:: PROBLEM ::
Leave out the pictures and set down exactly the lines from the start of the listing through the one with "import seaborn as sns", both included.

:: DATA ::

** Start **

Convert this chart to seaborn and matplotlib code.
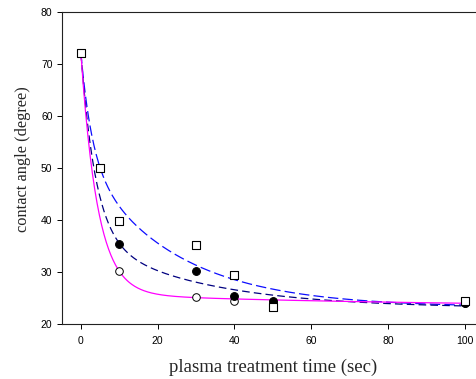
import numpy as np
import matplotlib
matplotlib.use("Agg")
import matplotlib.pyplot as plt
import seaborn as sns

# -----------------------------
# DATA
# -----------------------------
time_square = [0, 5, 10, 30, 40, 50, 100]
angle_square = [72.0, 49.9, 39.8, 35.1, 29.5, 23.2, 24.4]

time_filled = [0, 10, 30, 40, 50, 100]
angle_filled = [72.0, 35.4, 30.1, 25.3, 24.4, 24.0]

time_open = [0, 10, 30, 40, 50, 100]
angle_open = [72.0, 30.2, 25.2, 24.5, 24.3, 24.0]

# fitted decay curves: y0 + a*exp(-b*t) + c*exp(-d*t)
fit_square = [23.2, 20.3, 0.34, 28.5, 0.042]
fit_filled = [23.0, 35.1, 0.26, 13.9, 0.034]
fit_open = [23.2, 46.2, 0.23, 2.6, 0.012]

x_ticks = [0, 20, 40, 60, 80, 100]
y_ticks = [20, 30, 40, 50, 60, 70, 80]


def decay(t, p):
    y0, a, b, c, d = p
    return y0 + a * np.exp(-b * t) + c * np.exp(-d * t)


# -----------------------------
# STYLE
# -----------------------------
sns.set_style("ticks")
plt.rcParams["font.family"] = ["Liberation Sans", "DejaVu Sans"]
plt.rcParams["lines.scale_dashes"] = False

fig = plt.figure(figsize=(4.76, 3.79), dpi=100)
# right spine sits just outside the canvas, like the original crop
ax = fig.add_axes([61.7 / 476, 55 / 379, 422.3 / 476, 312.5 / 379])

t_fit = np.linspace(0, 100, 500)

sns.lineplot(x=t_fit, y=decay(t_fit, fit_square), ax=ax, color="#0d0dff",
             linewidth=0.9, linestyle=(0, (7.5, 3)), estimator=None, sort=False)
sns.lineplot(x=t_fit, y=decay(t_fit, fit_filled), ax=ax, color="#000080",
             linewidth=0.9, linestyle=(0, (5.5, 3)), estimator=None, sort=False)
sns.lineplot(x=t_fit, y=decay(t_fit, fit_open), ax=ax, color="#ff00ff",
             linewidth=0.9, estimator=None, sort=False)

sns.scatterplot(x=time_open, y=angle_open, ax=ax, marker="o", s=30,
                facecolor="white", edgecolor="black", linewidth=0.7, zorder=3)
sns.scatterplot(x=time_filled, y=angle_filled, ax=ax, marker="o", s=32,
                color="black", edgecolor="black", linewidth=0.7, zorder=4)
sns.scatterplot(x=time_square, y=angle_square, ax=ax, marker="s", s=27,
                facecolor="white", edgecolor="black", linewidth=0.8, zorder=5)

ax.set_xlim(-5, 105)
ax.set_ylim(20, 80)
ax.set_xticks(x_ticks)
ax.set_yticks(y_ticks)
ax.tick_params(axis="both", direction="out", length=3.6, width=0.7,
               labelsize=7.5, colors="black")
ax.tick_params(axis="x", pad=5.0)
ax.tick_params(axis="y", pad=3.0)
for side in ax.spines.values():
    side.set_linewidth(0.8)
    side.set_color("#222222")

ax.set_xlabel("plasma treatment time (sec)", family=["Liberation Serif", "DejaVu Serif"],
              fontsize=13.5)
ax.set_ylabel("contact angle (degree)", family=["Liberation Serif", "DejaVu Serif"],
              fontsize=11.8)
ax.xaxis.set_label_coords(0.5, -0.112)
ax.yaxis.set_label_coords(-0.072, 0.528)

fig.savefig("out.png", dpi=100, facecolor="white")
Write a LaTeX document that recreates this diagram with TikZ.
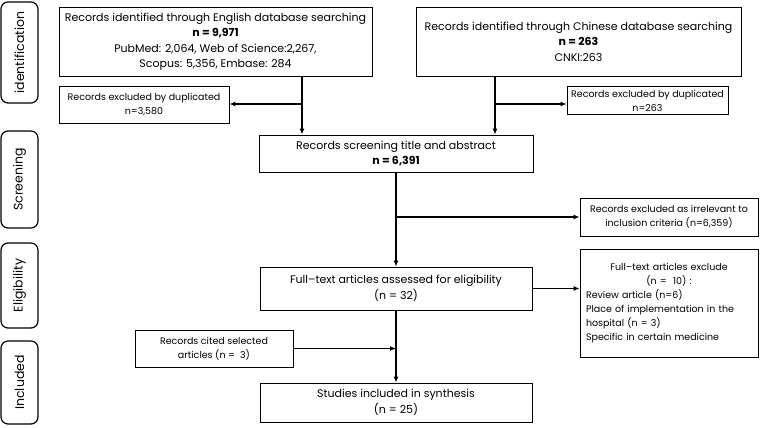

** End **

:: ANSWER ::
Convert this chart to seaborn and matplotlib code.
import numpy as np
import matplotlib
matplotlib.use("Agg")
import matplotlib.pyplot as plt
import seaborn as sns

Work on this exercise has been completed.